Many manufactured concrete retaining wall blocks are coloured and faced to resemble cut or textured stone, which looks good but catches a lot of dust and dirt, discolouring pale walls. If you’re not building a simple straight wall, look for systems with corner blocks, blocks that can be cut for angle changes and curves (with an internal vertical opening and rear wings that can be cut off to angle the block), convex blocks for external curves, and capping pieces with colouring right through.

Timber and other choices
Post and rail/panel retaining walls are built with timber or steel posts on footings with timber or concrete sleepers, or pre-cast panels between. Timber has a limited life and must be H4-rated treated pine. Some concrete systems have posts with formed side slots to drop in lightweight concrete sleepers or panels, which can be smooth or coloured and textured with faux woodgrain or brick-look finishes.
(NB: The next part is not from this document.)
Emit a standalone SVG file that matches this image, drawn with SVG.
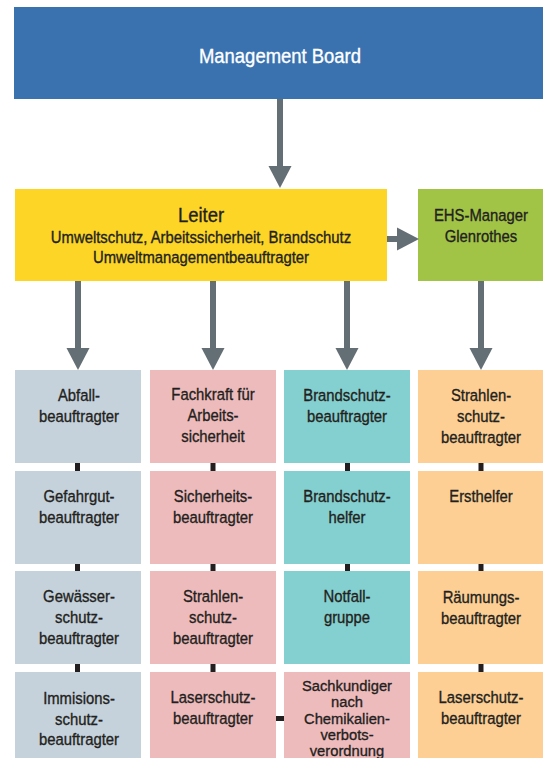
<svg xmlns="http://www.w3.org/2000/svg" width="543" height="758" viewBox="0 0 543 758">
<style>
text{font-family:"Liberation Sans",Arial,sans-serif;font-size:16.5px;fill:#231F20;stroke:#231F20;stroke-width:0.35px;text-anchor:middle}
.big{font-size:20.5px}
.white{fill:#FFFFFF;stroke:#FFFFFF}
.tight{font-size:15.5px}
.arr{stroke:#646E75;stroke-width:6;fill:none}
.link{fill:#231F20}
</style>
<defs>
<marker id="ah" markerUnits="userSpaceOnUse" markerWidth="22" markerHeight="23" refX="0" refY="11.5" orient="auto" overflow="visible">
<path d="M0,0 L22,11.5 L0,23 Z" fill="#646E75"/>
</marker>
</defs>

<g id="management-board">
<rect x="14" y="7" width="529" height="92" fill="#3A72B0"/>
<g transform="matrix(0.9,0,0,1,28,0)"><text class="big white" x="280" y="63">Management Board</text></g>
</g>

<g id="leiter">
<rect x="15" y="189" width="372" height="92" fill="#FCD526"/>
<g transform="matrix(0.9,0,0,1,20.1,0)">
<text class="big" x="201" y="222">Leiter</text>
<text x="201" y="243">Umweltschutz, Arbeitssicherheit, Brandschutz</text>
<text x="201" y="263">Umweltmanagementbeauftragter</text>
</g>
</g>

<g id="ehs-manager">
<rect x="418" y="189" width="125" height="92" fill="#A2C446"/>
<g transform="matrix(0.9,0,0,1,48.1,0)">
<text x="481" y="221">EHS-Manager</text>
<text x="481" y="242">Glenrothes</text>
</g>
</g>

<!-- Column 1 -->
<g id="abfall">
<rect x="15" y="370" width="126" height="93" fill="#C5D2DC"/>
<g transform="matrix(0.9,0,0,1,7.9,0)"><text x="79" y="401">Abfall-</text><text x="79" y="422">beauftragter</text></g>
</g>
<g id="gefahrgut">
<rect x="15" y="471" width="126" height="93" fill="#C5D2DC"/>
<g transform="matrix(0.9,0,0,1,7.9,0)"><text x="79" y="502">Gefahrgut-</text><text x="79" y="523">beauftragter</text></g>
</g>
<g id="gewaesser">
<rect x="15" y="571" width="126" height="93" fill="#C5D2DC"/>
<g transform="matrix(0.9,0,0,1,7.9,0)"><text x="79" y="602">Gewässer-</text><text x="79" y="623">schutz-</text><text x="79" y="644">beauftragter</text></g>
</g>
<g id="immisions">
<rect x="15" y="672" width="126" height="86" fill="#C5D2DC"/>
<g transform="matrix(0.9,0,0,1,7.9,0)"><text x="79" y="704">Immisions-</text><text x="79" y="725">schutz-</text><text x="79" y="745">beauftragter</text></g>
</g>

<!-- Column 2 -->
<g id="fachkraft">
<rect x="150" y="370" width="126" height="93" fill="#EEBBBC"/>
<g transform="matrix(0.9,0,0,1,21.3,0)"><text x="213" y="400">Fachkraft für</text><text x="213" y="421.5">Arbeits-</text><text x="213" y="442.5">sicherheit</text></g>
</g>
<g id="sicherheits">
<rect x="150" y="471" width="126" height="93" fill="#EEBBBC"/>
<g transform="matrix(0.9,0,0,1,21.3,0)"><text x="213" y="502">Sicherheits-</text><text x="213" y="523">beauftragter</text></g>
</g>
<g id="strahlenschutz-1">
<rect x="150" y="571" width="126" height="93" fill="#EEBBBC"/>
<g transform="matrix(0.9,0,0,1,21.3,0)"><text x="213" y="602">Strahlen-</text><text x="213" y="623">schutz-</text><text x="213" y="644">beauftragter</text></g>
</g>
<g id="laserschutz-1">
<rect x="150" y="672" width="126" height="86" fill="#EEBBBC"/>
<g transform="matrix(0.9,0,0,1,21.3,0)"><text x="213" y="703">Laserschutz-</text><text x="213" y="724">beauftragter</text></g>
</g>

<!-- Column 3 -->
<g id="brandschutz-beauftragter">
<rect x="284" y="370" width="126" height="93" fill="#84CFCF"/>
<g transform="matrix(0.9,0,0,1,34.7,0)"><text x="347" y="401">Brandschutz-</text><text x="347" y="422">beauftragter</text></g>
</g>
<g id="brandschutz-helfer">
<rect x="284" y="471" width="126" height="93" fill="#84CFCF"/>
<g transform="matrix(0.9,0,0,1,34.7,0)"><text x="347" y="502">Brandschutz-</text><text x="347" y="523">helfer</text></g>
</g>
<g id="notfall">
<rect x="284" y="571" width="126" height="93" fill="#84CFCF"/>
<g transform="matrix(0.9,0,0,1,34.7,0)"><text x="347" y="602.5">Notfall-</text><text x="347" y="623.5">gruppe</text></g>
</g>
<g id="sachkundiger">
<rect x="284" y="672" width="126" height="86" fill="#EEBBBC"/>
<g transform="matrix(0.95,0,0,1,17.35,0)"><text class="tight" x="347" y="691.5">Sachkundiger</text><text class="tight" x="347" y="707.5">nach</text><text class="tight" x="347" y="724">Chemikalien-</text><text class="tight" x="347" y="740">verbots-</text><text class="tight" x="347" y="756">verordnung</text></g>
</g>

<!-- Column 4 -->
<g id="strahlenschutz-2">
<rect x="418" y="370" width="125" height="93" fill="#FDCF94"/>
<g transform="matrix(0.9,0,0,1,48.1,0)"><text x="481" y="401">Strahlen-</text><text x="481" y="422">schutz-</text><text x="481" y="443">beauftragter</text></g>
</g>
<g id="ersthelfer">
<rect x="418" y="471" width="125" height="93" fill="#FDCF94"/>
<g transform="matrix(0.9,0,0,1,48.1,0)"><text x="481" y="502">Ersthelfer</text></g>
</g>
<g id="raeumungs">
<rect x="418" y="571" width="125" height="93" fill="#FDCF94"/>
<g transform="matrix(0.9,0,0,1,48.1,0)"><text x="481" y="603">Räumungs-</text><text x="481" y="624">beauftragter</text></g>
</g>
<g id="laserschutz-2">
<rect x="418" y="672" width="125" height="86" fill="#FDCF94"/>
<g transform="matrix(0.9,0,0,1,48.1,0)"><text x="481" y="703">Laserschutz-</text><text x="481" y="724">beauftragter</text></g>
</g>

<g id="connectors">
<line class="arr" x1="280" y1="99" x2="280" y2="166" marker-end="url(#ah)"/>
<line class="arr" x1="387" y1="239" x2="397" y2="239" marker-end="url(#ah)"/>
<line class="arr" x1="78" y1="281" x2="78" y2="348" marker-end="url(#ah)"/>
<line class="arr" x1="213" y1="281" x2="213" y2="348" marker-end="url(#ah)"/>
<line class="arr" x1="347" y1="281" x2="347" y2="348" marker-end="url(#ah)"/>
<line class="arr" x1="481" y1="281" x2="481" y2="348" marker-end="url(#ah)"/>
<rect class="link" x="75" y="463" width="5" height="8"/>
<rect class="link" x="75" y="564" width="5" height="7"/>
<rect class="link" x="75" y="664" width="5" height="8"/>
<rect class="link" x="210.5" y="463" width="5" height="8"/>
<rect class="link" x="210.5" y="564" width="5" height="7"/>
<rect class="link" x="210.5" y="664" width="5" height="8"/>
<rect class="link" x="345" y="463" width="5" height="8"/>
<rect class="link" x="345" y="564" width="5" height="7"/>
<rect class="link" x="478.5" y="463" width="5" height="8"/>
<rect class="link" x="478.5" y="564" width="5" height="7"/>
<rect class="link" x="478.5" y="664" width="5" height="8"/>
<rect class="link" x="276" y="716" width="8" height="5"/>
</g>
</svg>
If you need to incorporate water tanks into your garden but also need some retaining walls, there’s a system (called Landscape Tanks) that integrates the two, each tank storing 2000–3000 litres, with a planter bed over the top. This system demonstrates the variety of choice available and why it pays to properly research your retaining wall options before making a final decision

Practical Matters
Solid Foundations: Retaining walls must be built on structurally sound foundations, which means a compacted sub-base material.
Building Materials: The material you choose must suit the purpose and site, not just be aesthetically pleasing. Choices ranges from precast concrete walling systems to treated timber.
Good Drainage: A retaining wall will fail without effective drainage. Water must be able to drain down and away from the back of the wall.
Complex structures: An experienced engineer will be needed for complex structural walls and some councils require that walls over a certain height be designed by an engineer.

Creative Thinking
Just for Show: You don’t have to have a sloping garden to make use of retaining walls. You can introduce smaller retaining walls into a garden design to provide structure, define garden zones or add interest and dimension. Low retaining walls around a raised garden bed can double as seating.
Add Some Plants: Once your walls are constructed the final thing you need to consider is the planting. Flowing spill-over plants can soften the appearance of higher walls and add additional texture and colour. Trees and shrubs with invasive roots, however, should be kept well away.